### WORK REQUIRED
Transcribe every line exactly and omit anything that is a picture.

### RECORDED DATA

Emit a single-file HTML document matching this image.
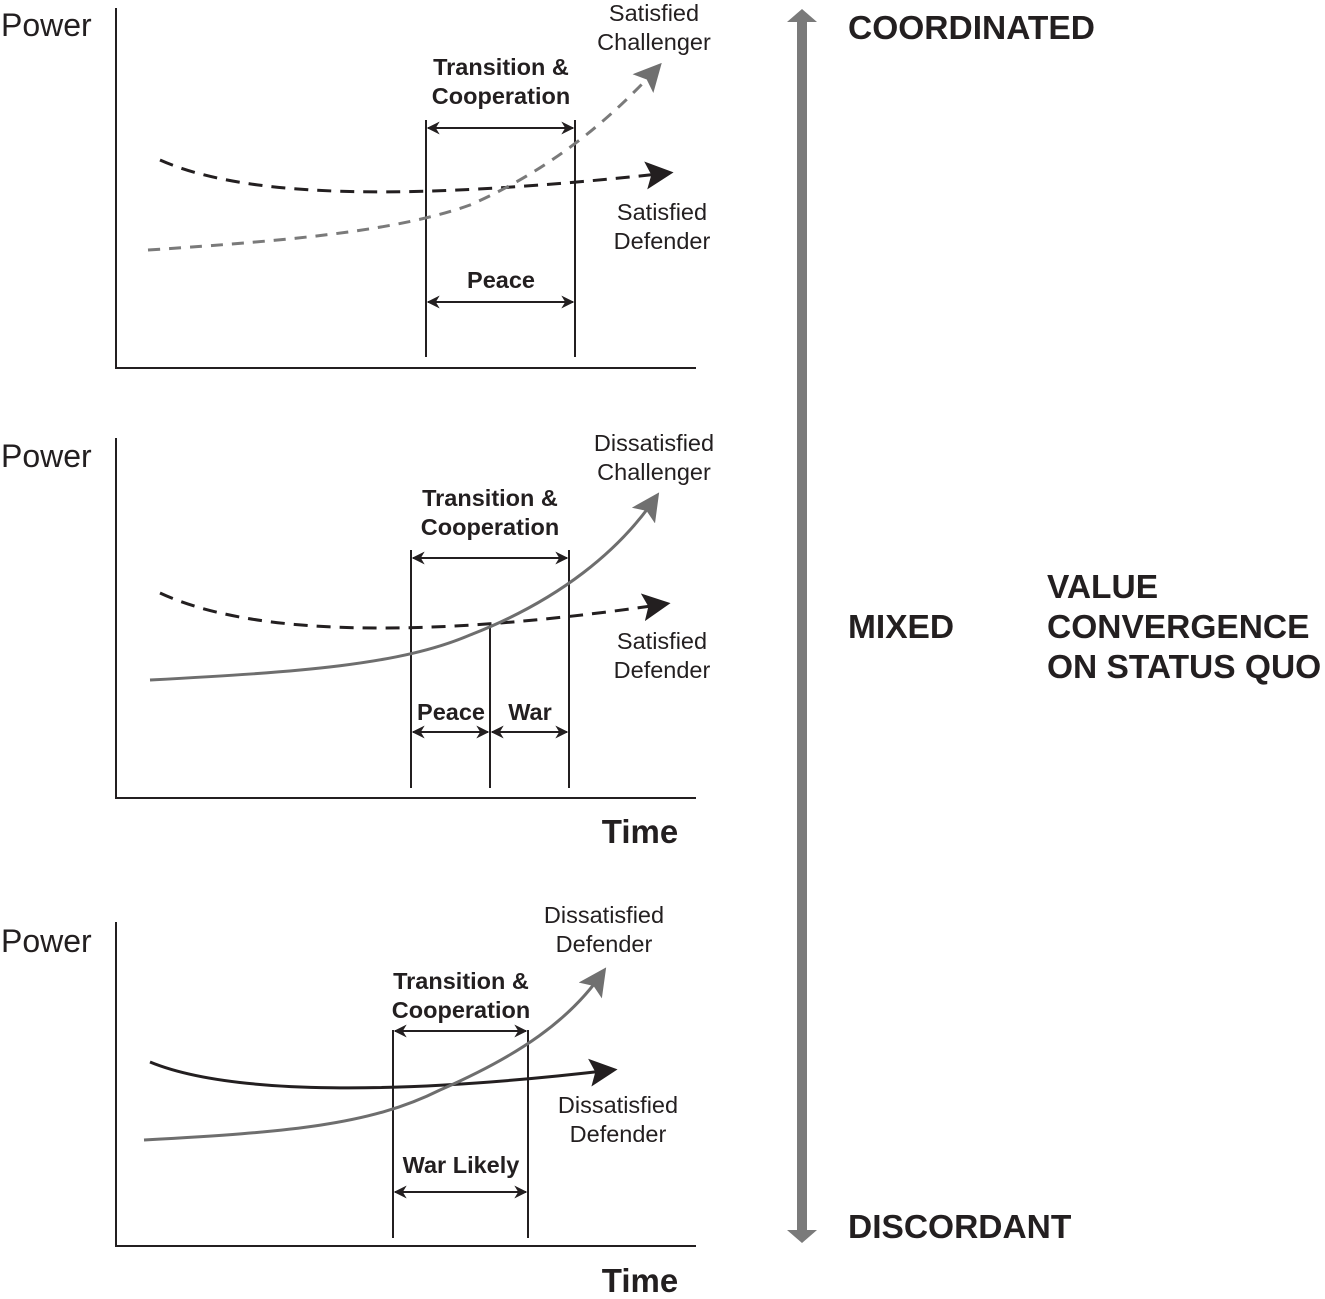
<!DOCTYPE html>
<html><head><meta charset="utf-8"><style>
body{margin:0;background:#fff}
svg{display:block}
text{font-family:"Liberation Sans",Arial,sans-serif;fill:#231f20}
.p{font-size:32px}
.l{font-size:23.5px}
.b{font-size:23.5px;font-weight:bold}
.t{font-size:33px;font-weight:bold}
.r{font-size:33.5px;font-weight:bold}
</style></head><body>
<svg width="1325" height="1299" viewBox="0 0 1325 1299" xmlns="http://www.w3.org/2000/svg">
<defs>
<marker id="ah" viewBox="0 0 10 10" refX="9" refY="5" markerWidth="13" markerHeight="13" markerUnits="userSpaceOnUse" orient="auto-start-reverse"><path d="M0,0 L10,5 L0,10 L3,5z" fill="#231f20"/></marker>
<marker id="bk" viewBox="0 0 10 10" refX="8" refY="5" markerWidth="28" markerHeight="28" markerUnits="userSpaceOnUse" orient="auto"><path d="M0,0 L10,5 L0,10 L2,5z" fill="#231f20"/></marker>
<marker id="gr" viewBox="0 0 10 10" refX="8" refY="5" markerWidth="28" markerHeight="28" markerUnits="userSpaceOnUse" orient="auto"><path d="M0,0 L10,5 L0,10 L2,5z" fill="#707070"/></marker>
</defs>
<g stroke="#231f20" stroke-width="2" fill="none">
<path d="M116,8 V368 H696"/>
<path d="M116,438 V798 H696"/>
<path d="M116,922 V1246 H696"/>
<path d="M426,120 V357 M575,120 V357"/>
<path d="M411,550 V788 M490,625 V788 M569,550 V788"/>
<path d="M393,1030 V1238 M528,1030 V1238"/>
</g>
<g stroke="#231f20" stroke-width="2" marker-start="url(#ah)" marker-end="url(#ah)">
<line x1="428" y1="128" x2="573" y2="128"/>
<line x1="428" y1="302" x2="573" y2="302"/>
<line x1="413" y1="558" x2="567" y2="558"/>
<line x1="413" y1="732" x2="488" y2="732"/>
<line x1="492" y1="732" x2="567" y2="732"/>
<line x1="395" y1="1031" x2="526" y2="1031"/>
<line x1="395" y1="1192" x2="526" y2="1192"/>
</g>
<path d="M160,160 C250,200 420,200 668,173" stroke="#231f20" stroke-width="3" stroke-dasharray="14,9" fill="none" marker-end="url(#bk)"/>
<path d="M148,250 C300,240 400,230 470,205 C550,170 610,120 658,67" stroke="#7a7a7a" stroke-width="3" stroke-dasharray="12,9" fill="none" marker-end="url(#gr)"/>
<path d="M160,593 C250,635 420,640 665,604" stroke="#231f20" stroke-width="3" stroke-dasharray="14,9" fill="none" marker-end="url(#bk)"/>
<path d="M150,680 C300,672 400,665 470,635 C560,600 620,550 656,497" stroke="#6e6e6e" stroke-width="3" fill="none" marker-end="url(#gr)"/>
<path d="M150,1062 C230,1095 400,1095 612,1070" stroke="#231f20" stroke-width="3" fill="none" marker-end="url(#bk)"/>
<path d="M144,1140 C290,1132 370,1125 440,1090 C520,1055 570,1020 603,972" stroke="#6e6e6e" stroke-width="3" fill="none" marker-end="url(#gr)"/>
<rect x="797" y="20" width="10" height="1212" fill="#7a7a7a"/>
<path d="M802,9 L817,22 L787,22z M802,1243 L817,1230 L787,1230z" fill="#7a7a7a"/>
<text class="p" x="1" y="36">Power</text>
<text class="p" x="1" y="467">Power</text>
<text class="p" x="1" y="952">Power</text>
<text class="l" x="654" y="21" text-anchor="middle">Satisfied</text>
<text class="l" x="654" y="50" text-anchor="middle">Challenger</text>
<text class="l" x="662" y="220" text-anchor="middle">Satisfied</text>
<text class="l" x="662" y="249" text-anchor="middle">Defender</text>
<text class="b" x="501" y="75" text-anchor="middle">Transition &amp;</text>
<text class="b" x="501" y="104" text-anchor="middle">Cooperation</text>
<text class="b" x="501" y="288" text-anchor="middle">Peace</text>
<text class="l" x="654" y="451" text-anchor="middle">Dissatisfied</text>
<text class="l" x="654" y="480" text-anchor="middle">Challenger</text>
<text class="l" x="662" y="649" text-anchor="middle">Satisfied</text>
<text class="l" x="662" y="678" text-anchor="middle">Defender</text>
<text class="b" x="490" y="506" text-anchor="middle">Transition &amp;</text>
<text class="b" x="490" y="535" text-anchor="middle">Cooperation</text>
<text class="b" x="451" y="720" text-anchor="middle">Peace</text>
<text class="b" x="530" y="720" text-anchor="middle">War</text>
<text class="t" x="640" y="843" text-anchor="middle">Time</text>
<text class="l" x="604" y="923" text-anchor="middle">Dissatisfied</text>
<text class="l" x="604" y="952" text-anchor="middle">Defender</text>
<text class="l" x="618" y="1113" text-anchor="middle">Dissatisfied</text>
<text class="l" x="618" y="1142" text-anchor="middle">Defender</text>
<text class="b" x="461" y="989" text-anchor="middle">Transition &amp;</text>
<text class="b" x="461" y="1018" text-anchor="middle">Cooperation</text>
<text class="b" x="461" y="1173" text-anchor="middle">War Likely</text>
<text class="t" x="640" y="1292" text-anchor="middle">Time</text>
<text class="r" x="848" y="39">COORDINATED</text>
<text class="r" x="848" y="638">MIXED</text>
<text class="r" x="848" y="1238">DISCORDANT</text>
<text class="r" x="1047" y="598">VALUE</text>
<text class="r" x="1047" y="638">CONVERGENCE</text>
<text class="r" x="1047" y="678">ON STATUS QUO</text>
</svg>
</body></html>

### ANSWER TO THE PROBLEM
Emit a single-file HTML document matching this image.
<!DOCTYPE html>
<html><head><meta charset="utf-8"><style>
body{margin:0;background:#fff}
svg{display:block}
text{font-family:"Liberation Sans",Arial,sans-serif;fill:#231f20}
.p{font-size:32px}
.l{font-size:23.5px}
.b{font-size:23.5px;font-weight:bold}
.t{font-size:33px;font-weight:bold}
.r{font-size:33.5px;font-weight:bold}
</style></head><body>
<svg width="1325" height="1299" viewBox="0 0 1325 1299" xmlns="http://www.w3.org/2000/svg">
<defs>
<marker id="ah" viewBox="0 0 10 10" refX="9" refY="5" markerWidth="13" markerHeight="13" markerUnits="userSpaceOnUse" orient="auto-start-reverse"><path d="M0,0 L10,5 L0,10 L3,5z" fill="#231f20"/></marker>
<marker id="bk" viewBox="0 0 10 10" refX="8" refY="5" markerWidth="28" markerHeight="28" markerUnits="userSpaceOnUse" orient="auto"><path d="M0,0 L10,5 L0,10 L2,5z" fill="#231f20"/></marker>
<marker id="gr" viewBox="0 0 10 10" refX="8" refY="5" markerWidth="28" markerHeight="28" markerUnits="userSpaceOnUse" orient="auto"><path d="M0,0 L10,5 L0,10 L2,5z" fill="#707070"/></marker>
</defs>
<g stroke="#231f20" stroke-width="2" fill="none">
<path d="M116,8 V368 H696"/>
<path d="M116,438 V798 H696"/>
<path d="M116,922 V1246 H696"/>
<path d="M426,120 V357 M575,120 V357"/>
<path d="M411,550 V788 M490,625 V788 M569,550 V788"/>
<path d="M393,1030 V1238 M528,1030 V1238"/>
</g>
<g stroke="#231f20" stroke-width="2" marker-start="url(#ah)" marker-end="url(#ah)">
<line x1="428" y1="128" x2="573" y2="128"/>
<line x1="428" y1="302" x2="573" y2="302"/>
<line x1="413" y1="558" x2="567" y2="558"/>
<line x1="413" y1="732" x2="488" y2="732"/>
<line x1="492" y1="732" x2="567" y2="732"/>
<line x1="395" y1="1031" x2="526" y2="1031"/>
<line x1="395" y1="1192" x2="526" y2="1192"/>
</g>
<path d="M160,160 C250,200 420,200 668,173" stroke="#231f20" stroke-width="3" stroke-dasharray="14,9" fill="none" marker-end="url(#bk)"/>
<path d="M148,250 C300,240 400,230 470,205 C550,170 610,120 658,67" stroke="#7a7a7a" stroke-width="3" stroke-dasharray="12,9" fill="none" marker-end="url(#gr)"/>
<path d="M160,593 C250,635 420,640 665,604" stroke="#231f20" stroke-width="3" stroke-dasharray="14,9" fill="none" marker-end="url(#bk)"/>
<path d="M150,680 C300,672 400,665 470,635 C560,600 620,550 656,497" stroke="#6e6e6e" stroke-width="3" fill="none" marker-end="url(#gr)"/>
<path d="M150,1062 C230,1095 400,1095 612,1070" stroke="#231f20" stroke-width="3" fill="none" marker-end="url(#bk)"/>
<path d="M144,1140 C290,1132 370,1125 440,1090 C520,1055 570,1020 603,972" stroke="#6e6e6e" stroke-width="3" fill="none" marker-end="url(#gr)"/>
<rect x="797" y="20" width="10" height="1212" fill="#7a7a7a"/>
<path d="M802,9 L817,22 L787,22z M802,1243 L817,1230 L787,1230z" fill="#7a7a7a"/>
<text class="p" x="1" y="36">Power</text>
<text class="p" x="1" y="467">Power</text>
<text class="p" x="1" y="952">Power</text>
<text class="l" x="654" y="21" text-anchor="middle">Satisfied</text>
<text class="l" x="654" y="50" text-anchor="middle">Challenger</text>
<text class="l" x="662" y="220" text-anchor="middle">Satisfied</text>
<text class="l" x="662" y="249" text-anchor="middle">Defender</text>
<text class="b" x="501" y="75" text-anchor="middle">Transition &amp;</text>
<text class="b" x="501" y="104" text-anchor="middle">Cooperation</text>
<text class="b" x="501" y="288" text-anchor="middle">Peace</text>
<text class="l" x="654" y="451" text-anchor="middle">Dissatisfied</text>
<text class="l" x="654" y="480" text-anchor="middle">Challenger</text>
<text class="l" x="662" y="649" text-anchor="middle">Satisfied</text>
<text class="l" x="662" y="678" text-anchor="middle">Defender</text>
<text class="b" x="490" y="506" text-anchor="middle">Transition &amp;</text>
<text class="b" x="490" y="535" text-anchor="middle">Cooperation</text>
<text class="b" x="451" y="720" text-anchor="middle">Peace</text>
<text class="b" x="530" y="720" text-anchor="middle">War</text>
<text class="t" x="640" y="843" text-anchor="middle">Time</text>
<text class="l" x="604" y="923" text-anchor="middle">Dissatisfied</text>
<text class="l" x="604" y="952" text-anchor="middle">Defender</text>
<text class="l" x="618" y="1113" text-anchor="middle">Dissatisfied</text>
<text class="l" x="618" y="1142" text-anchor="middle">Defender</text>
<text class="b" x="461" y="989" text-anchor="middle">Transition &amp;</text>
<text class="b" x="461" y="1018" text-anchor="middle">Cooperation</text>
<text class="b" x="461" y="1173" text-anchor="middle">War Likely</text>
<text class="t" x="640" y="1292" text-anchor="middle">Time</text>
<text class="r" x="848" y="39">COORDINATED</text>
<text class="r" x="848" y="638">MIXED</text>
<text class="r" x="848" y="1238">DISCORDANT</text>
<text class="r" x="1047" y="598">VALUE</text>
<text class="r" x="1047" y="638">CONVERGENCE</text>
<text class="r" x="1047" y="678">ON STATUS QUO</text>
</svg>
</body></html>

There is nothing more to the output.